**WHAT YOU ARE ASKED TO DO**. Exactly as written, write out the lines below from the first to the one containing "const timeStep = 0.05;", inclusive. Pictures do not belong in the copy.
───
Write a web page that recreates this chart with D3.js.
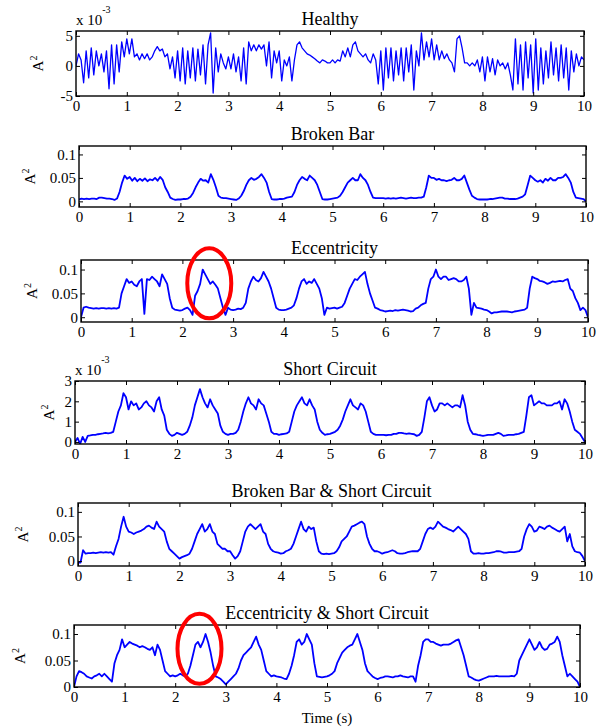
<!DOCTYPE html>
<html><head><meta charset="utf-8">
<script src="https://cdn.jsdelivr.net/npm/d3@7"></script>
<style>
body{margin:0;background:#fff;}
text{font-family:"Liberation Serif","Times New Roman",serif;fill:#000;}
</style></head>
<body><svg id="c" width="605" height="727"></svg>
<script>
// ---------- DATA ----------
const titles = ["Healthy","Broken Bar","Eccentricity","Short Circuit","Broken Bar & Short Circuit","Eccentricity & Short Circuit"];
const xTicks = [0,1,2,3,4,5,6,7,8,9,10];
const yTicksHealthy = [-5,0,5];
const yTicksShort = [0,1,2,3];
const yTicksFrac = [0,0.05,0.1];
const timeStep = 0.05; // s, sample spacing of the value arrays below

// Healthy (x 10^-3)
const healthy = [
0,2,1,-2.8,2.5,-2,3,-1.5,2.5,0,2,-1,2.5,-3.8,3.5,-3,3.5,-1,4,1.5,
4.5,2,4.5,1.5,2,1,2,1.2,2,1,1.5,2.5,3.2,2.5,2.8,1.5,2,-0.5,1.5,-2,
2.5,-2.5,3,-3,2.5,-2,3,-2.5,2.8,-1.5,3.5,-3,3.5,5.5,-4.5,3,-1,2,0.5,-0.5,
1.5,-0.5,2,-1,1.5,-2.5,3,-3,4,2.5,3.5,2.5,3.5,2.8,3.5,0,4,-2,2.5,0.5,
2.5,-2.5,1,0,1.5,-2.5,1,3.5,4,3,2.5,2,1.8,1.5,1.2,0.8,0.5,1,0.8,0.5,
0.5,1,0.5,1,0.8,2.5,1.5,3,1.5,3.5,4,2.5,2,1.5,2,1,0.5,2,1,-3,
2.5,-4,3,-2,3,-2.5,2.5,-1.5,3,-2.5,3,-1,3.5,-4,2.5,0,5.5,1,4,1.5,
4.5,1,3.5,1,2.5,1.2,2,1,0.5,-1,4.5,5,3,0.5,0.5,0,0.5,0,1,-1,
1.5,-2.5,1.5,-1,1.2,-1.5,1,0,0.5,-0.5,0.5,-1.5,-4,4.5,-3,3.5,-4,4,-2,3.5,
-4.5,4.5,-4,3,-3,2.5,-2,4,-1.5,3,-2.5,3.5,-2,3,-4,2.5,-1,2,0,1.5,
1];

const brokenBar = [
.004,.006,.005,.006,.005,.006,.006,.005,.008,.008,.007,.006,.006,.005,.003,.006,.02,.04,.055,.048,
.052,.044,.05,.043,.048,.044,.049,.043,.047,.045,.05,.044,.052,.046,.03,.02,.008,.005,.003,.004,
.004,.005,.005,.006,.01,.018,.03,.04,.048,.044,.045,.04,.058,.046,.03,.012,.008,.007,.007,.006,
.005,.004,.003,.006,.012,.022,.035,.045,.05,.046,.048,.052,.058,.05,.04,.02,.005,.004,.004,.005,
.005,.006,.008,.009,.01,.02,.035,.045,.052,.048,.045,.055,.05,.045,.035,.02,.005,.004,.004,.005,
.006,.007,.008,.012,.02,.03,.04,.045,.05,.045,.045,.058,.05,.045,.035,.02,.008,.007,.007,.007,
.007,.006,.007,.006,.007,.006,.007,.008,.007,.006,.007,.008,.007,.007,.008,.008,.01,.03,.055,.05,
.05,.046,.048,.045,.045,.043,.045,.046,.05,.045,.045,.048,.055,.04,.025,.012,.008,.005,.004,.004,
.004,.004,.005,.005,.006,.007,.008,.008,.006,.006,.005,.005,.005,.006,.008,.01,.015,.035,.055,.05,
.045,.042,.045,.04,.048,.044,.05,.045,.045,.05,.05,.052,.058,.05,.04,.02,.008,.007,.006,.005,
0];

const eccentricity = [
0,.02,.022,.02,.019,.018,.019,.018,.019,.019,.018,.019,.018,.019,.018,.02,.05,.065,.08,.072,
.075,.068,.065,.075,.08,.007,.08,.078,.085,.08,.075,.065,.09,.08,.07,.04,.02,.016,.015,.014,
.015,.018,.02,.015,.005,.045,.055,.07,.1,.09,.08,.07,.075,.068,.06,.04,.02,.005,.02,.016,
.015,.016,.018,.017,.02,.03,.06,.075,.085,.078,.075,.082,.095,.085,.075,.06,.04,.02,.016,.015,
.015,.016,.018,.02,.025,.04,.06,.075,.08,.07,.075,.072,.08,.07,.06,.04,.005,.02,.018,.019,
.02,.018,.02,.022,.03,.045,.06,.07,.08,.078,.085,.09,.095,.07,.05,.035,.02,.018,.015,.014,
.012,.013,.014,.013,.015,.014,.015,.016,.015,.014,.012,.013,.018,.02,.025,.028,.03,.06,.08,.085,
.1,.085,.08,.085,.085,.078,.08,.082,.08,.075,.075,.078,.085,.06,.005,.03,.02,.019,.018,.016,
.015,.012,.008,.01,.01,.011,.012,.012,.012,.011,.01,.012,.013,.014,.015,.016,.02,.06,.085,.082,
.08,.076,.075,.073,.07,.072,.075,.074,.075,.076,.075,.078,.08,.06,.055,.04,.03,.015,.02,.015,
0];

// Short Circuit (x 10^-3)
const shortCircuit = [
0,0.2,-0.1,0.25,0,0.3,0.32,0.35,0.35,0.38,0.4,0.42,0.45,0.42,0.45,0.5,1.0,1.5,1.8,2.4,
2.2,1.6,2.0,1.8,1.9,1.6,1.7,1.9,2.0,1.8,1.7,1.5,2.0,2.2,1.6,1.3,0.6,0.4,0.3,0.35,
0.45,0.4,0.35,0.4,0.5,0.8,1.2,1.8,2.2,2.6,2.2,1.9,1.7,2.1,1.8,1.6,1.4,0.8,0.5,0.4,
0.35,0.4,0.4,0.45,0.6,1.0,1.5,1.9,2.2,1.9,1.8,1.6,2.1,1.9,1.8,1.4,1.0,0.5,0.4,0.4,
0.35,0.38,0.4,0.42,0.5,1.0,1.5,1.8,2.0,2.2,1.9,1.8,2.1,1.8,1.6,1.0,0.6,0.45,0.35,0.38,
0.4,0.45,0.5,0.6,0.8,1.1,1.5,1.8,2.1,1.8,1.7,1.6,1.9,1.8,1.5,1.0,0.5,0.4,0.35,0.35,
0.35,0.35,0.33,0.35,0.35,0.4,0.4,0.45,0.45,0.42,0.4,0.42,0.4,0.38,0.3,0.35,0.5,1.2,2.0,2.2,
1.8,1.5,1.6,1.9,1.9,1.8,1.9,1.8,1.7,1.8,1.8,1.7,2.3,1.8,1.0,0.6,0.4,0.38,0.35,0.33,
0.3,0.32,0.35,0.35,0.35,0.4,0.45,0.4,0.3,0.32,0.35,0.35,0.35,0.38,0.4,0.45,0.5,1.3,2.2,2.3,
1.8,1.9,2.0,1.9,1.9,1.8,1.8,1.8,1.9,1.9,2.0,1.6,2.1,1.9,1.5,1.0,0.6,0.5,0.4,0.2,
0];

const brokenBarShort = [
-.003,-.003,.022,.015,.016,.016,.017,.016,.017,.018,.017,.018,.017,.018,.013,.03,.045,.07,.09,.07,
.06,.058,.055,.058,.06,.062,.065,.07,.072,.068,.065,.08,.07,.065,.06,.04,.025,.02,.015,.01,
.005,.008,.01,.012,.015,.025,.04,.055,.065,.075,.06,.065,.075,.06,.055,.035,.03,.025,.025,.02,
.02,.012,.005,.01,.02,.04,.06,.07,.075,.07,.065,.07,.075,.06,.055,.035,.025,.02,.018,.017,
.015,.016,.02,.022,.025,.035,.05,.065,.08,.065,.06,.07,.065,.068,.04,.02,.015,.014,.015,.014,
.015,.016,.02,.028,.04,.045,.05,.06,.07,.072,.075,.078,.08,.075,.05,.035,.025,.02,.02,.018,
.015,.017,.018,.02,.022,.02,.016,.015,.015,.016,.018,.019,.02,.02,.02,.025,.04,.055,.065,.068,
.065,.07,.08,.075,.07,.068,.065,.063,.06,.065,.07,.065,.06,.055,.045,.02,.015,.015,.016,.015,
.015,.016,.016,.017,.018,.02,.02,.019,.017,.017,.018,.018,.018,.019,.02,.025,.05,.065,.075,.07,
.06,.062,.07,.068,.065,.07,.072,.068,.065,.062,.06,.065,.07,.04,.055,.03,.02,.018,.017,.01,
0];

const eccentricityShort = [
0,.02,.03,.028,.025,.02,.018,.016,.02,.022,.025,.02,.025,.02,.015,.01,.045,.06,.07,.09,
.075,.08,.085,.082,.08,.078,.075,.077,.075,.072,.07,.075,.06,.08,.07,.05,.03,.025,.02,.022,
.02,.022,.025,.022,.02,.025,.04,.06,.08,.085,.075,.085,.1,.085,.065,.04,.02,.018,.015,.01,
.005,.01,.015,.02,.025,.035,.05,.06,.065,.07,.075,.085,.095,.08,.07,.05,.03,.025,.02,.022,
.02,.019,.018,.016,.015,.025,.04,.06,.085,.09,.08,.085,.1,.09,.08,.045,.02,.019,.018,.019,
.02,.022,.025,.03,.045,.055,.065,.07,.075,.078,.08,.09,.1,.085,.07,.045,.03,.025,.02,.017,
.015,.017,.018,.02,.02,.019,.018,.02,.02,.022,.02,.019,.018,.02,.02,.01,.04,.06,.085,.09,
.09,.085,.085,.082,.08,.078,.08,.08,.08,.082,.085,.088,.09,.075,.06,.04,.02,.018,.015,.013,
.012,.014,.016,.018,.02,.02,.02,.021,.02,.02,.02,.02,.02,.021,.02,.025,.05,.06,.07,.08,
.09,.08,.07,.075,.085,.075,.07,.072,.08,.082,.085,.095,.085,.06,.04,.02,.025,.02,.015,.01,
0];

// red ellipse annotations: [time (s), value] centres
const highlight3 = [2.53, 0.071];
const highlight6 = [2.48, 0.072];

// ---------- LAYOUT ----------
const panels = [
 {series:healthy, yDomain:[-5,5.8], yTicks:yTicksHealthy, left:76, right:584, top:31, bottom:96, ylab:38, exp:true, sw:1.3},
 {series:brokenBar, yDomain:[-0.012,0.118], yTicks:yTicksFrac, left:79, right:586, top:146, bottom:207, ylab:30, sw:1.8},
 {series:eccentricity, yDomain:[-0.01,0.12], yTicks:yTicksFrac, left:81, right:588, top:260, bottom:322, ylab:32, sw:1.8, ell:highlight3},
 {series:shortCircuit, yDomain:[-0.1,3], yTicks:yTicksShort, left:75, right:585, top:381, bottom:444, ylab:49, exp:true, sw:1.8},
 {series:brokenBarShort, yDomain:[-0.01,0.118], yTicks:yTicksFrac, left:78, right:585, top:503, bottom:566, ylab:23, sw:1.8},
 {series:eccentricityShort, yDomain:[0,0.117], yTicks:yTicksFrac, left:74, right:580, top:625, bottom:687, ylab:20, sw:1.8, ell:highlight6, xlabel:true}
];

const svg = d3.select("#c");
const fmt = v => String(v);
const FS = 15;

panels.forEach((p,i)=>{
  const x = d3.scaleLinear().domain([0,10]).range([p.left,p.right]);
  const y = d3.scaleLinear().domain(p.yDomain).range([p.bottom,p.top]);
  const g = svg.append("g");
  const cid = "clip"+i;
  g.append("clipPath").attr("id",cid).append("rect")
    .attr("x",p.left).attr("y",p.top).attr("width",p.right-p.left).attr("height",p.bottom-p.top);

  const line = d3.line().x((d,j)=>x(j*timeStep)).y(d=>y(d));
  g.append("path").datum(p.series).attr("clip-path",`url(#${cid})`)
    .attr("fill","none").attr("stroke","#0000ff").attr("stroke-width",p.sw)
    .attr("stroke-linejoin","round").attr("d",line);

  const ax = (gen, tr, vals, labels) => {
    const a = g.append("g").attr("transform",tr)
      .call(gen.tickValues(vals).tickSizeInner(-4).tickSizeOuter(0).tickPadding(3)
      .tickFormat(labels?fmt:()=>""));
    a.select(".domain").remove();
    a.selectAll("line").attr("stroke","#000").attr("stroke-width",1);
    a.selectAll("text").attr("font-family","Liberation Serif").attr("font-size",FS).attr("fill","#000");
    return a;
  };
  const xb = ax(d3.axisBottom(x), `translate(0,${p.bottom})`, xTicks, true);
  xb.selectAll("text").attr("dy","0.8em");
  ax(d3.axisTop(x), `translate(0,${p.top})`, xTicks, false);
  ax(d3.axisLeft(y), `translate(${p.left},0)`, p.yTicks, true);
  ax(d3.axisRight(y), `translate(${p.right},0)`, p.yTicks, false);

  g.append("rect").attr("x",p.left).attr("y",p.top).attr("width",p.right-p.left).attr("height",p.bottom-p.top)
    .attr("fill","none").attr("stroke","#000").attr("stroke-width",1.4);

  g.append("text").attr("x",(p.left+p.right)/2).attr("y",p.top-6).attr("text-anchor","middle")
    .attr("font-size",18).text(titles[i]);

  const yl = g.append("text").attr("transform",`translate(${p.ylab+5},${(p.top+p.bottom)/2}) rotate(-90)`)
    .attr("text-anchor","middle").attr("font-size",FS);
  yl.append("tspan").text("A");
  yl.append("tspan").attr("font-size",10).attr("dy",-6).text("2");

  if(p.exp){
    const t = g.append("text").attr("x",p.left).attr("y",p.top-6).attr("font-size",FS);
    t.append("tspan").text("x 10");
    t.append("tspan").attr("font-size",10).attr("dy",-12).text("-3");
  }
  if(p.ell){
    g.append("ellipse").attr("cx",x(p.ell[0])).attr("cy",y(p.ell[1])).attr("rx",22).attr("ry",35)
      .attr("fill","none").attr("stroke","#ff0000").attr("stroke-width",4);
  }
  if(p.xlabel){
    g.append("text").attr("x",(p.left+p.right)/2).attr("y",p.bottom+36).attr("text-anchor","middle")
      .attr("font-size",FS).text("Time (s)");
  }
});
</script></body></html>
───
**RESPONSE TO THIS TASK**.
Write a web page that recreates this chart with D3.js.
<!DOCTYPE html>
<html><head><meta charset="utf-8">
<script src="https://cdn.jsdelivr.net/npm/d3@7"></script>
<style>
body{margin:0;background:#fff;}
text{font-family:"Liberation Serif","Times New Roman",serif;fill:#000;}
</style></head>
<body><svg id="c" width="605" height="727"></svg>
<script>
// ---------- DATA ----------
const titles = ["Healthy","Broken Bar","Eccentricity","Short Circuit","Broken Bar & Short Circuit","Eccentricity & Short Circuit"];
const xTicks = [0,1,2,3,4,5,6,7,8,9,10];
const yTicksHealthy = [-5,0,5];
const yTicksShort = [0,1,2,3];
const yTicksFrac = [0,0.05,0.1];
const timeStep = 0.05; // s, sample spacing of the value arrays below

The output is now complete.